- Born: Alexander Myint San Aung Aris 12 April 1973 (age 53) London, England
- Education: Northern Illinois University
- Occupation: Civil rights activist
- Parents: Michael Aris (father); Aung San Suu Kyi (mother);
- Relatives: Aung San (grandfather) Khin Kyi (grandmother)

= Alexander Aris =

British civil rights activist (born 1973)

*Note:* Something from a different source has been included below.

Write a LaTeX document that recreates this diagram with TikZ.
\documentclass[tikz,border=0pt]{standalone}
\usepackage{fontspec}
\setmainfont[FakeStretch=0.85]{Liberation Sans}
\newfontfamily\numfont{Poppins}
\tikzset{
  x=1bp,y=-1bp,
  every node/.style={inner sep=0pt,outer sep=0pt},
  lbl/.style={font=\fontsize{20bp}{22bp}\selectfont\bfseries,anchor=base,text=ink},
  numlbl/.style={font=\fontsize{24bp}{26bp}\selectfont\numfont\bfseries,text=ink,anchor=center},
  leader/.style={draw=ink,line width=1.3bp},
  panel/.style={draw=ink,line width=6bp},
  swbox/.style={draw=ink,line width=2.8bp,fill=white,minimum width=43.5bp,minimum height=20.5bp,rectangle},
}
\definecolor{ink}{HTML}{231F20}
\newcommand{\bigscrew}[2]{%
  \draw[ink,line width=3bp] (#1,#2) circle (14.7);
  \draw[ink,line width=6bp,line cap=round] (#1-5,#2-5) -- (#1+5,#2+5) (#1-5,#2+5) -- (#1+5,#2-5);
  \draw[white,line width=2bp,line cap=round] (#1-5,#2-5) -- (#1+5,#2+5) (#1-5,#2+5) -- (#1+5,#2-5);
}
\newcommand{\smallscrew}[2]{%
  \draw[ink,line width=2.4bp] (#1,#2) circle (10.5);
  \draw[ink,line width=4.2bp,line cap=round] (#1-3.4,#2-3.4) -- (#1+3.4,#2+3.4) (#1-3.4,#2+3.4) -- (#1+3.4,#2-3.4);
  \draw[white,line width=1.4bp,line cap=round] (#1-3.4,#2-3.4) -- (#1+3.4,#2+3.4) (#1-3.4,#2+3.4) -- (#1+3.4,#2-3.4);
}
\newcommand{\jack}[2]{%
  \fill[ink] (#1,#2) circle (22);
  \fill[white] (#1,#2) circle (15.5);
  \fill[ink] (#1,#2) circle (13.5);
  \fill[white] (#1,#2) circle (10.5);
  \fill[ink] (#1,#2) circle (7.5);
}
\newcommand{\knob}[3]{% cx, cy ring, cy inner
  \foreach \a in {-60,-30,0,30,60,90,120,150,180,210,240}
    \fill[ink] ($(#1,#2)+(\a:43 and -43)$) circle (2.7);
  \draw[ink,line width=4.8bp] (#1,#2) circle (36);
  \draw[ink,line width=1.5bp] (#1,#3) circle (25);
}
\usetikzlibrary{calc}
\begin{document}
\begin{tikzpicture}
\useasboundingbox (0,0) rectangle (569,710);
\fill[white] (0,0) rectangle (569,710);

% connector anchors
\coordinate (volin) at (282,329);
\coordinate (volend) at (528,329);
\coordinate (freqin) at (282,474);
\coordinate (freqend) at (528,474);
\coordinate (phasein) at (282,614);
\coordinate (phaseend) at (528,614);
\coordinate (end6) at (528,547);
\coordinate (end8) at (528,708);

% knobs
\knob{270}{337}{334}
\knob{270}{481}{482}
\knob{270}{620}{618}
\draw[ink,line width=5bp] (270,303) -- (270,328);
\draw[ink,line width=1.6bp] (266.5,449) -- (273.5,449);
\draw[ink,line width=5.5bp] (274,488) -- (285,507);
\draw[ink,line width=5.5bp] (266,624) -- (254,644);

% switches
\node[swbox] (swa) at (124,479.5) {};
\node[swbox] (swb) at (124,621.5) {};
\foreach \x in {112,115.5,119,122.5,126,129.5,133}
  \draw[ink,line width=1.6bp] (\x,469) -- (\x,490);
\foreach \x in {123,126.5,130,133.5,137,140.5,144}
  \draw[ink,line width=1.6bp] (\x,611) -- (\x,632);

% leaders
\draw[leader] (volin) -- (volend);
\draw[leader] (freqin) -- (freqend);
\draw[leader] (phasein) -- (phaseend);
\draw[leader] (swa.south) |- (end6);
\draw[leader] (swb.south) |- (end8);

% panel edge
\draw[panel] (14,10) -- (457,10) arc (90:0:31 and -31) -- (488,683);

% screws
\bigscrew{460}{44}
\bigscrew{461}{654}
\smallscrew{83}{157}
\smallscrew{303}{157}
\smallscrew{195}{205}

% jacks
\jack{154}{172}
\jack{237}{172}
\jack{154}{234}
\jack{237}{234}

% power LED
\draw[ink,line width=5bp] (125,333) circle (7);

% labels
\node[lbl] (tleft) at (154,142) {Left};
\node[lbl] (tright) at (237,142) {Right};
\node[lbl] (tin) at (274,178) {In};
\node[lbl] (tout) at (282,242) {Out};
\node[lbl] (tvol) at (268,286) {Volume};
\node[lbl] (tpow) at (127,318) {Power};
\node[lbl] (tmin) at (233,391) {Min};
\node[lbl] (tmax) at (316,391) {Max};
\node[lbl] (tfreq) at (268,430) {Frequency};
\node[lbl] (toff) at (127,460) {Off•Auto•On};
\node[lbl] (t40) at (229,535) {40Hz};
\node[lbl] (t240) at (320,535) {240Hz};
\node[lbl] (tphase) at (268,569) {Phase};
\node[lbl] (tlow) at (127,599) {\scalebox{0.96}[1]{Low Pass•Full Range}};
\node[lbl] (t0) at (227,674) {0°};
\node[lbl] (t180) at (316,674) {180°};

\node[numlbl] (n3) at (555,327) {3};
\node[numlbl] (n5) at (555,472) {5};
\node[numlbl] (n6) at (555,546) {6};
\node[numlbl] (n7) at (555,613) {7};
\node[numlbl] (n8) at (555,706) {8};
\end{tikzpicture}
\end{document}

Alexander Myint San Aung Aris (မြင့်ဆန်းအောင်, /my/; born 12 April 1973) is the elder son of Aung San Suu Kyi and Michael Aris. He is also a grandson of Aung San, who is credited with achieving the independence of Myanmar (although he was assassinated in 1947, six months before the independence). He has been representing his mother, who has been detained by the military junta for years; he accepted the Nobel Peace Prize for her, and on many other awards and occasions, he has represented her.

==Early life==
Aris was born on 12 April 1973 at Queen Charlotte's and Chelsea Hospital in Hammersmith, London to Aung San Suu Kyi and Michael Aris. His younger brother Kim Aris was born in 1977. His family home was in Park Town, North Oxford. In March 1988, his mother returned to Burma in order to nurse her dying mother Daw Khin Kyi, the wife of Aung San. She did not return to Oxford until June 2012, having been placed under house arrest in Burma for political reasons in 1989.

==Education==
Aris was educated at two private schools in his home city of Oxford: at Dragon School, a co-educational preparatory school, followed by Magdalen College School, a senior school for boys, which he left in 1990. He graduated from Northern Illinois University in the United States and received a MSc in Mathematical Sciences.

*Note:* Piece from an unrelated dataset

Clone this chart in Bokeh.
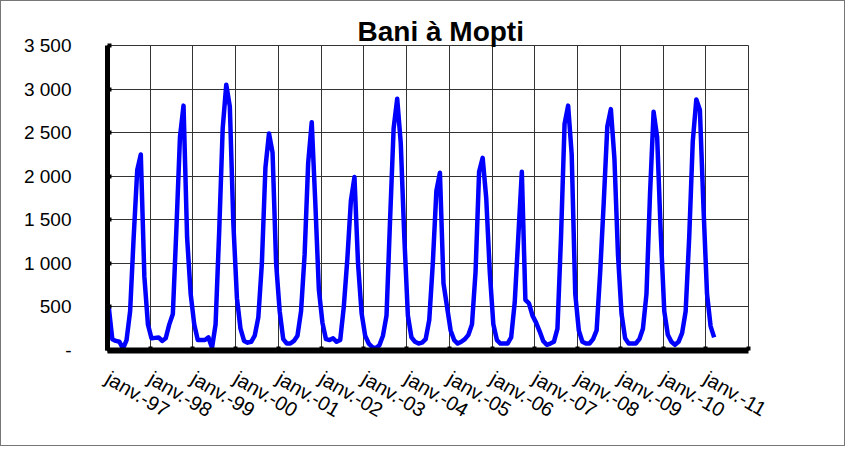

==Life after mother's detention==
In 1989, Alexander and his brother Kim were both stripped of their Burmese citizenships by the ruling junta (military government). The two brothers are British nationals. In 1988, when Kim Aris was only 11, his mother had to leave their home in Oxford to look after her dying mother in Burma.

In 1991, Alexander's mother Aung San Suu Kyi won the Nobel Peace Prize for her efforts in Burma. At the time, Alexander Aris (age 18) and his brother Kim Aris (age 14) accepted the prize on their mother's behalf. The Nobel Peace Prize's 1.3 million USD prize money was used to establish a health and education trust for the Burmese people. Over the years, Aris has accepted many awards and given many speeches on behalf of his mother. They include accepting The Award of the International Human Rights Law Group; welcoming the arrival of the Olympic Torch in Spain; and accepting the Presidential Medal of Freedom in the US.

After his father's death in 1999, Aris visited his mother for a short time. He is a psychologist in Portland, Oregon.